DIRECTIONS FOR THIS TASK: Print the listing below exactly.

GIVEN INFORMATION:
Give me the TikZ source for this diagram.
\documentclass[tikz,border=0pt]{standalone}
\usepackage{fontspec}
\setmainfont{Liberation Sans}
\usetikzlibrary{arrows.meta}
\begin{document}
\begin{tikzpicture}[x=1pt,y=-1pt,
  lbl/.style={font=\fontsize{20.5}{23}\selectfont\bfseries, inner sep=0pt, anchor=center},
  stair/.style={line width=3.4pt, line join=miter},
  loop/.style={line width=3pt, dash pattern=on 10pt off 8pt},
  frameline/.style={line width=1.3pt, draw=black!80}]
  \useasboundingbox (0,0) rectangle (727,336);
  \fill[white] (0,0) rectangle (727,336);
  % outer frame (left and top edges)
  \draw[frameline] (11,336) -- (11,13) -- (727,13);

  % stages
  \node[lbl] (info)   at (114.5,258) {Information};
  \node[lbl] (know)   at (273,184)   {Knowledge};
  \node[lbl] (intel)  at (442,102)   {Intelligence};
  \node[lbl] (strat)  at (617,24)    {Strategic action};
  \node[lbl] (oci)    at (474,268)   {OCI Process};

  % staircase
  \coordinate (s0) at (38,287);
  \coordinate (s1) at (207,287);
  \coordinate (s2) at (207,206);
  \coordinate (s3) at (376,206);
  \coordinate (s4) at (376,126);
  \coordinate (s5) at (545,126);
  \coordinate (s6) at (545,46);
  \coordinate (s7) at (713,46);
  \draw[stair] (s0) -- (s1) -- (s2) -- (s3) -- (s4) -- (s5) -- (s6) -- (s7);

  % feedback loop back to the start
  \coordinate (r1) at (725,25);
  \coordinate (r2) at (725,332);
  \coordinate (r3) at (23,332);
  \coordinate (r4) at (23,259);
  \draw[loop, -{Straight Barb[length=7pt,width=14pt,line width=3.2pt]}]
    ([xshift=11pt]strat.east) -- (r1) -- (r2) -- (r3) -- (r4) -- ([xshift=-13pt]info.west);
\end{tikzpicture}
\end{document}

RESPONSE TO THIS EXERCISE:
Give me the TikZ source for this diagram.
\documentclass[tikz,border=0pt]{standalone}
\usepackage{fontspec}
\setmainfont{Liberation Sans}
\usetikzlibrary{arrows.meta}
\begin{document}
\begin{tikzpicture}[x=1pt,y=-1pt,
  lbl/.style={font=\fontsize{20.5}{23}\selectfont\bfseries, inner sep=0pt, anchor=center},
  stair/.style={line width=3.4pt, line join=miter},
  loop/.style={line width=3pt, dash pattern=on 10pt off 8pt},
  frameline/.style={line width=1.3pt, draw=black!80}]
  \useasboundingbox (0,0) rectangle (727,336);
  \fill[white] (0,0) rectangle (727,336);
  % outer frame (left and top edges)
  \draw[frameline] (11,336) -- (11,13) -- (727,13);

  % stages
  \node[lbl] (info)   at (114.5,258) {Information};
  \node[lbl] (know)   at (273,184)   {Knowledge};
  \node[lbl] (intel)  at (442,102)   {Intelligence};
  \node[lbl] (strat)  at (617,24)    {Strategic action};
  \node[lbl] (oci)    at (474,268)   {OCI Process};

  % staircase
  \coordinate (s0) at (38,287);
  \coordinate (s1) at (207,287);
  \coordinate (s2) at (207,206);
  \coordinate (s3) at (376,206);
  \coordinate (s4) at (376,126);
  \coordinate (s5) at (545,126);
  \coordinate (s6) at (545,46);
  \coordinate (s7) at (713,46);
  \draw[stair] (s0) -- (s1) -- (s2) -- (s3) -- (s4) -- (s5) -- (s6) -- (s7);

  % feedback loop back to the start
  \coordinate (r1) at (725,25);
  \coordinate (r2) at (725,332);
  \coordinate (r3) at (23,332);
  \coordinate (r4) at (23,259);
  \draw[loop, -{Straight Barb[length=7pt,width=14pt,line width=3.2pt]}]
    ([xshift=11pt]strat.east) -- (r1) -- (r2) -- (r3) -- (r4) -- ([xshift=-13pt]info.west);
\end{tikzpicture}
\end{document}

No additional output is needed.